§ **Required task**
Omit every picture and return the rest of the data unaltered.

§ **Supplied material**

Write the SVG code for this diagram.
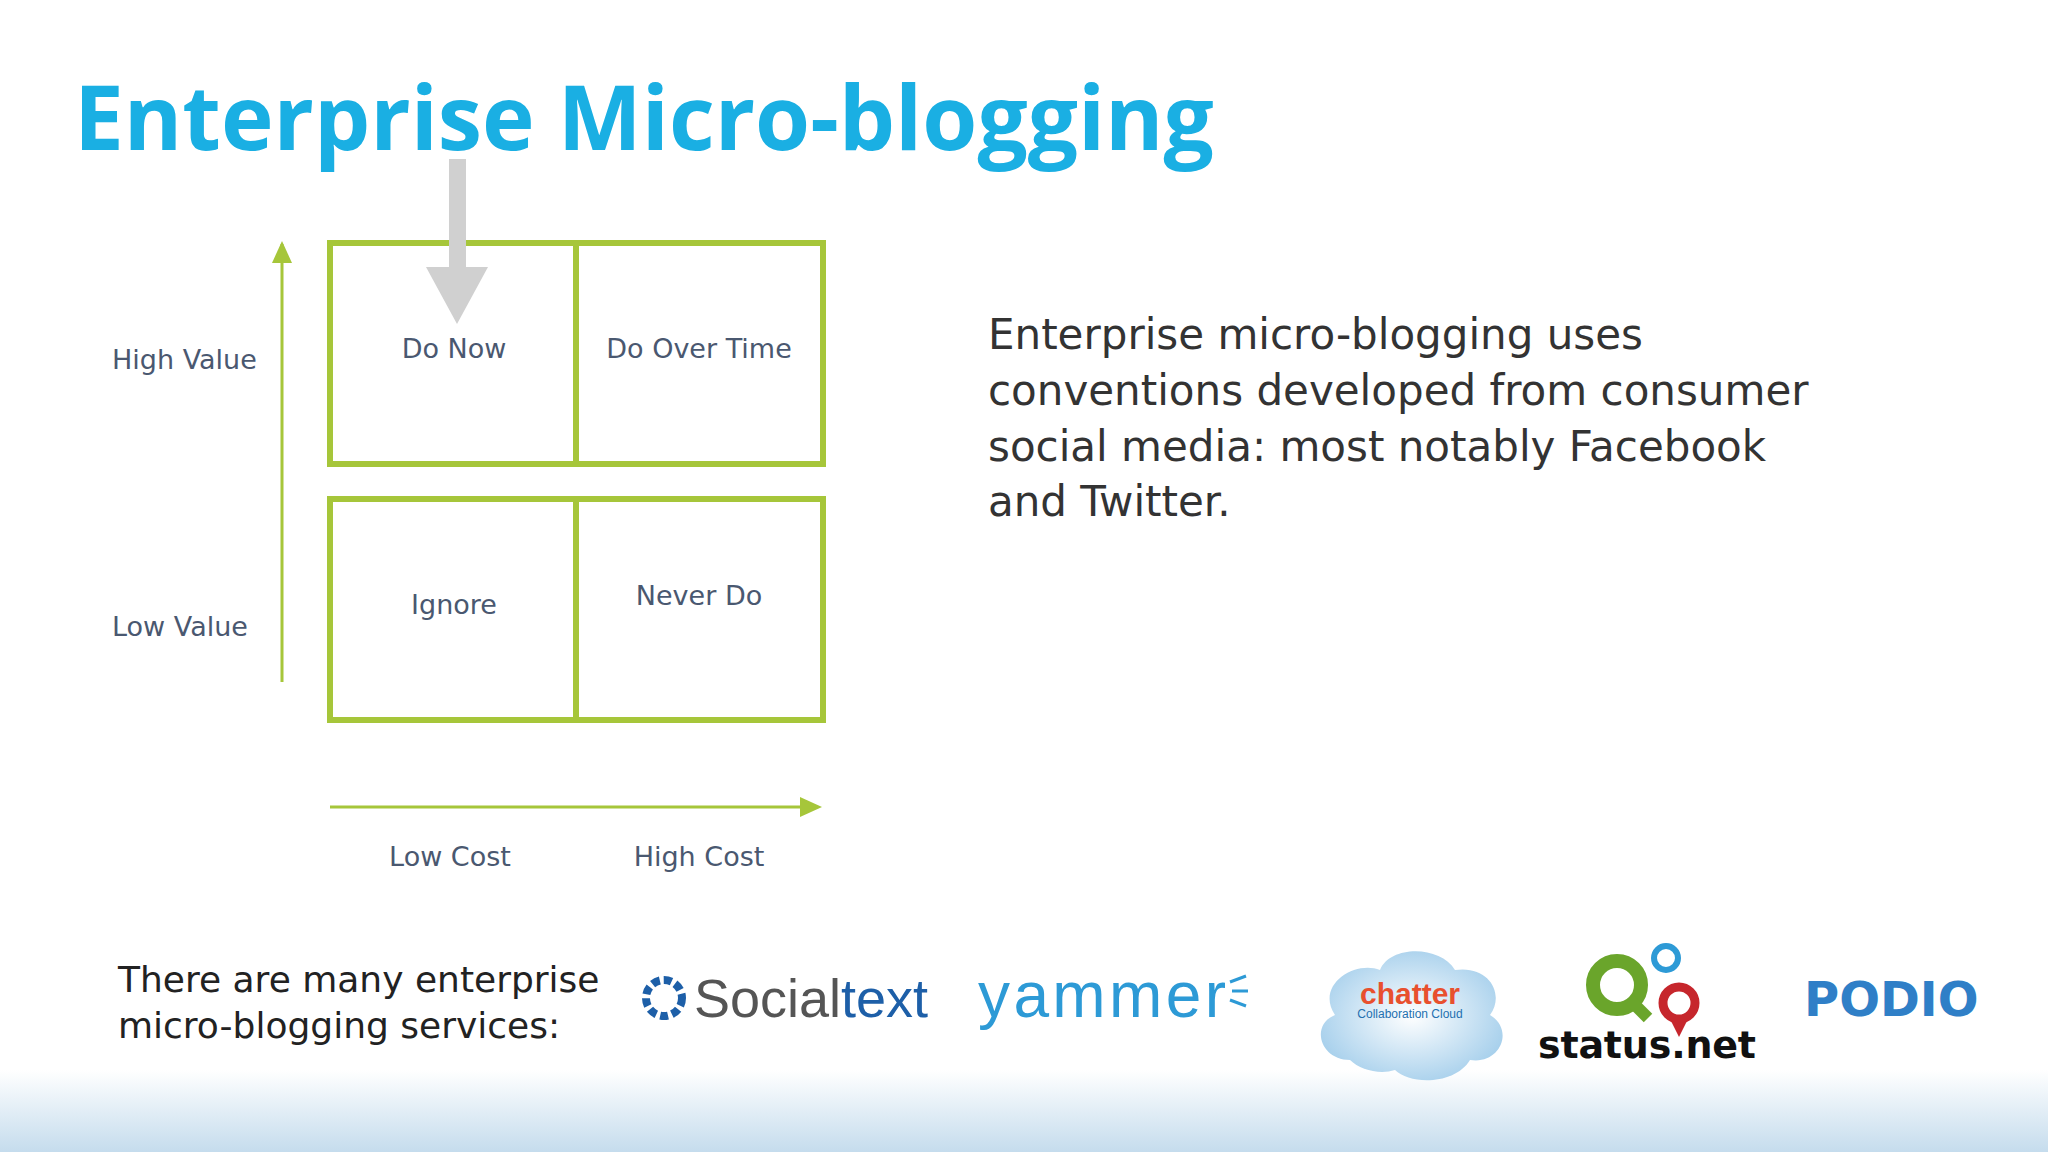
<svg xmlns="http://www.w3.org/2000/svg" width="2048" height="1152" viewBox="0 0 2048 1152">
<style>
.lbl{font-family:"DejaVu Sans",sans-serif;font-size:27px;fill:#4a5870}
.c{text-anchor:middle}
.box{fill:#fff;stroke:#a6c63a;stroke-width:6}
.para{font-family:"DejaVu Sans",sans-serif;font-size:42px;fill:#333}
.bt{font-family:"DejaVu Sans",sans-serif;font-size:36px;fill:#222}
</style>
<defs>
<linearGradient id="bg" x1="0" y1="0" x2="0" y2="1"><stop offset="0" stop-color="#fff"/><stop offset="1" stop-color="#c5dced"/></linearGradient>
<radialGradient id="cl" cx="0.5" cy="0.5" r="0.6"><stop offset="0" stop-color="#fff"/><stop offset="1" stop-color="#9ecbea"/></radialGradient>
</defs>
<rect width="2048" height="1152" fill="#fff"/>
<rect y="1070" width="2048" height="82" fill="url(#bg)"/>
<text x="74" y="150" font-family="'Open Sans','DejaVu Sans',sans-serif" font-weight="bold" font-size="89" fill="#1aafe3">Enterprise Micro-blogging</text>
<g id="quadrants">
<rect class="box" x="330" y="243" width="246" height="221"/>
<rect class="box" x="576" y="243" width="247" height="221"/>
<rect class="box" x="330" y="499" width="246" height="221"/>
<rect class="box" x="576" y="499" width="247" height="221"/>
<text class="lbl c" x="454" y="358">Do Now</text>
<text class="lbl c" x="699" y="358">Do Over Time</text>
<text class="lbl c" x="454" y="614">Ignore</text>
<text class="lbl c" x="699" y="605">Never Do</text>
</g>
<g id="connectors">
<line x1="282" y1="682" x2="282" y2="244" stroke="#a6c63a" stroke-width="3"/>
<path d="M272,263 L282,241 L292,263 Z" fill="#a6c63a"/>
<line x1="330" y1="807" x2="804" y2="807" stroke="#a6c63a" stroke-width="3"/>
<path d="M800,797 L822,807 L800,817 Z" fill="#a6c63a"/>
<path d="M449,159 L466,159 L466,267 L488,267 L457,324 L426,267 L449,267 Z" fill="#d0d0d0"/>
</g>
<g id="axes">
<text class="lbl" x="112" y="369">High Value</text>
<text class="lbl" x="112" y="636">Low Value</text>
<text class="lbl c" x="450" y="866">Low Cost</text>
<text class="lbl c" x="699" y="866">High Cost</text>
</g>
<g id="para">
<text class="para" x="988" y="349">Enterprise micro-blogging uses</text>
<text class="para" x="988" y="405">conventions developed from consumer</text>
<text class="para" x="988" y="461">social media: most notably Facebook</text>
<text class="para" x="988" y="516">and Twitter.</text>
</g>
<g id="services">
<text class="bt" x="118" y="992">There are many enterprise</text>
<text class="bt" x="118" y="1038">micro-blogging services:</text>
</g>
<g id="logos">
<circle cx="664" cy="998" r="18" fill="none" stroke="#1d5fa8" stroke-width="8" stroke-dasharray="8 4"/>
<text x="694" y="1017" font-family="'Liberation Sans',sans-serif" font-size="54" fill="#555">Social<tspan fill="#1d5fa8">text</tspan></text>
<text x="978" y="1017" font-family="'Liberation Sans',sans-serif" font-size="64" fill="#2d9ad6" textLength="248">yammer</text>
<path d="M1230,982 l16,-6 M1232,991 l16,0 M1230,1000 l16,6" stroke="#2d9ad6" stroke-width="3"/>
<path d="M1350,1060 c-30,0 -40,-35 -15,-45 c-20,-30 20,-55 45,-45 c10,-25 60,-25 75,0 c35,-5 50,25 35,45 c25,15 10,50 -20,45 c-15,25 -60,25 -75,10 c-15,5 -35,0 -45,-10 Z" fill="url(#cl)"/>
<text x="1410" y="1004" text-anchor="middle" font-family="'Liberation Sans',sans-serif" font-weight="bold" font-size="30" fill="#e8502e">chatter</text>
<text x="1410" y="1018" text-anchor="middle" font-family="'Liberation Sans',sans-serif" font-size="12" fill="#2370b0">Collaboration Cloud</text>
<circle cx="1617" cy="985" r="24" fill="none" stroke="#6aa52b" stroke-width="14"/>
<path d="M1630,1000 l18,18" stroke="#6aa52b" stroke-width="12"/>
<circle cx="1666" cy="958" r="12" fill="none" stroke="#2d9ad6" stroke-width="6"/>
<circle cx="1679" cy="1003" r="16" fill="none" stroke="#c6262c" stroke-width="9"/>
<path d="M1668,1015 l11,22 l11,-22 Z" fill="#c6262c"/>
<text x="1538" y="1058" font-family="'DejaVu Sans',sans-serif" font-weight="bold" font-size="38" fill="#111" textLength="218">status.net</text>
<text x="1804" y="1016" font-family="'DejaVu Sans',sans-serif" font-weight="bold" font-size="48" fill="#2f7fc7">PODIO</text>
</g>
</svg>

§ **Written reply**
Write the SVG code for this diagram.
<svg xmlns="http://www.w3.org/2000/svg" width="2048" height="1152" viewBox="0 0 2048 1152">
<style>
.lbl{font-family:"DejaVu Sans",sans-serif;font-size:27px;fill:#4a5870}
.c{text-anchor:middle}
.box{fill:#fff;stroke:#a6c63a;stroke-width:6}
.para{font-family:"DejaVu Sans",sans-serif;font-size:42px;fill:#333}
.bt{font-family:"DejaVu Sans",sans-serif;font-size:36px;fill:#222}
</style>
<defs>
<linearGradient id="bg" x1="0" y1="0" x2="0" y2="1"><stop offset="0" stop-color="#fff"/><stop offset="1" stop-color="#c5dced"/></linearGradient>
<radialGradient id="cl" cx="0.5" cy="0.5" r="0.6"><stop offset="0" stop-color="#fff"/><stop offset="1" stop-color="#9ecbea"/></radialGradient>
</defs>
<rect width="2048" height="1152" fill="#fff"/>
<rect y="1070" width="2048" height="82" fill="url(#bg)"/>
<text x="74" y="150" font-family="'Open Sans','DejaVu Sans',sans-serif" font-weight="bold" font-size="89" fill="#1aafe3">Enterprise Micro-blogging</text>
<g id="quadrants">
<rect class="box" x="330" y="243" width="246" height="221"/>
<rect class="box" x="576" y="243" width="247" height="221"/>
<rect class="box" x="330" y="499" width="246" height="221"/>
<rect class="box" x="576" y="499" width="247" height="221"/>
<text class="lbl c" x="454" y="358">Do Now</text>
<text class="lbl c" x="699" y="358">Do Over Time</text>
<text class="lbl c" x="454" y="614">Ignore</text>
<text class="lbl c" x="699" y="605">Never Do</text>
</g>
<g id="connectors">
<line x1="282" y1="682" x2="282" y2="244" stroke="#a6c63a" stroke-width="3"/>
<path d="M272,263 L282,241 L292,263 Z" fill="#a6c63a"/>
<line x1="330" y1="807" x2="804" y2="807" stroke="#a6c63a" stroke-width="3"/>
<path d="M800,797 L822,807 L800,817 Z" fill="#a6c63a"/>
<path d="M449,159 L466,159 L466,267 L488,267 L457,324 L426,267 L449,267 Z" fill="#d0d0d0"/>
</g>
<g id="axes">
<text class="lbl" x="112" y="369">High Value</text>
<text class="lbl" x="112" y="636">Low Value</text>
<text class="lbl c" x="450" y="866">Low Cost</text>
<text class="lbl c" x="699" y="866">High Cost</text>
</g>
<g id="para">
<text class="para" x="988" y="349">Enterprise micro-blogging uses</text>
<text class="para" x="988" y="405">conventions developed from consumer</text>
<text class="para" x="988" y="461">social media: most notably Facebook</text>
<text class="para" x="988" y="516">and Twitter.</text>
</g>
<g id="services">
<text class="bt" x="118" y="992">There are many enterprise</text>
<text class="bt" x="118" y="1038">micro-blogging services:</text>
</g>
<g id="logos">
<circle cx="664" cy="998" r="18" fill="none" stroke="#1d5fa8" stroke-width="8" stroke-dasharray="8 4"/>
<text x="694" y="1017" font-family="'Liberation Sans',sans-serif" font-size="54" fill="#555">Social<tspan fill="#1d5fa8">text</tspan></text>
<text x="978" y="1017" font-family="'Liberation Sans',sans-serif" font-size="64" fill="#2d9ad6" textLength="248">yammer</text>
<path d="M1230,982 l16,-6 M1232,991 l16,0 M1230,1000 l16,6" stroke="#2d9ad6" stroke-width="3"/>
<path d="M1350,1060 c-30,0 -40,-35 -15,-45 c-20,-30 20,-55 45,-45 c10,-25 60,-25 75,0 c35,-5 50,25 35,45 c25,15 10,50 -20,45 c-15,25 -60,25 -75,10 c-15,5 -35,0 -45,-10 Z" fill="url(#cl)"/>
<text x="1410" y="1004" text-anchor="middle" font-family="'Liberation Sans',sans-serif" font-weight="bold" font-size="30" fill="#e8502e">chatter</text>
<text x="1410" y="1018" text-anchor="middle" font-family="'Liberation Sans',sans-serif" font-size="12" fill="#2370b0">Collaboration Cloud</text>
<circle cx="1617" cy="985" r="24" fill="none" stroke="#6aa52b" stroke-width="14"/>
<path d="M1630,1000 l18,18" stroke="#6aa52b" stroke-width="12"/>
<circle cx="1666" cy="958" r="12" fill="none" stroke="#2d9ad6" stroke-width="6"/>
<circle cx="1679" cy="1003" r="16" fill="none" stroke="#c6262c" stroke-width="9"/>
<path d="M1668,1015 l11,22 l11,-22 Z" fill="#c6262c"/>
<text x="1538" y="1058" font-family="'DejaVu Sans',sans-serif" font-weight="bold" font-size="38" fill="#111" textLength="218">status.net</text>
<text x="1804" y="1016" font-family="'DejaVu Sans',sans-serif" font-weight="bold" font-size="48" fill="#2f7fc7">PODIO</text>
</g>
</svg>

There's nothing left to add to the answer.